Dagegen wandte sich die Revisionswerberin mit Beschwerde an das Landesverwaltungsgericht Vorarlberg (LVwG).

Das LVwG erließ nach Durchführung einer mündlichen Verhandlung am 4. November 2014 das nunmehr angefochtene Erkenntnis vom 5. März 2015, in welchem es der Beschwerde gegen den Bescheid der BH keine Folge gab und den Bescheid der BH bestätigte. Das LVwG erklärte die ordentliche Revision an den Verwaltungsgerichtshof gemäß § 25a VwGG für zulässig.

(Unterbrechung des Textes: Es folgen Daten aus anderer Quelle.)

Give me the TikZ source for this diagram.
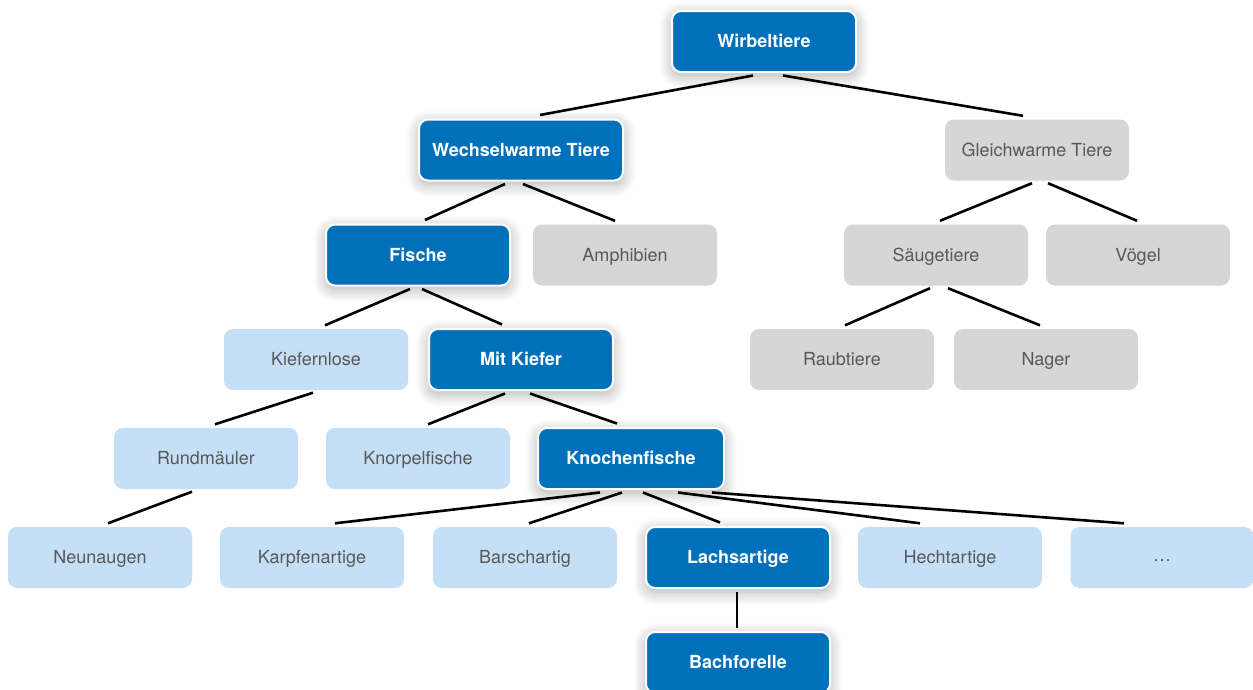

Das LVwG führte begründend aus, in der Anlage der Revisionswerberin am Standort G würden schadstoffrechtliche Altfahrzeuge zerkleinert. Das durch einen Verarbeitungsprozess entstandene Siebunterkorn werde nach Deutschland zu einer Mischanlage der A. GmbH in B geliefert, welche Versatzmaterial für den Bergversatz herstelle. Das Bergversatzmaterial sei eine Mischung aus verschiedenen Abfällen und Rohstoffen. Die als Shredderrestfraktion bezeichneten Siebsande würden diesen Versatzstoffen an Stelle von anderen Rohstoffen beigemischt und übernähmen aufgrund ihrer Feinkörnigkeit bauphysikalisch gesehen die Funktion eines sogenannten Füllkorns.

Es sei unstrittig, dass es sich bei der von der Revisionswerberin an die A. GmbH verbrachten Shredderrestfraktion um Abfall im Sinne des § 2 Abs. 4 AlSAG iVm § 2 Abs. 1 bis 3 AWG 2002 handle, der in den Anwendungsbereich der Verordnung (EG) Nr. 1013/2006 (Abfallverbringungsverordnung) falle.

Zu Spruchpunkt I des vom LVwG bestätigten Bescheides der BH führte das LVwG aus, die Revisionswerberin sei nicht Inhaberin der von der A. GmbH in Deutschland betriebenen Anlage und habe keinen Einfluss auf die weiteren Schritte nach der Verbringung der Shredderrestfraktion in der Anlage der A. GmbH. Ob, wie und wann das verbrachte Material dem Bergversatzmaterial beigegeben werde bzw. zum Bergversatz gelange, sei der Einflusssphäre der Revisionswerberin entzogen.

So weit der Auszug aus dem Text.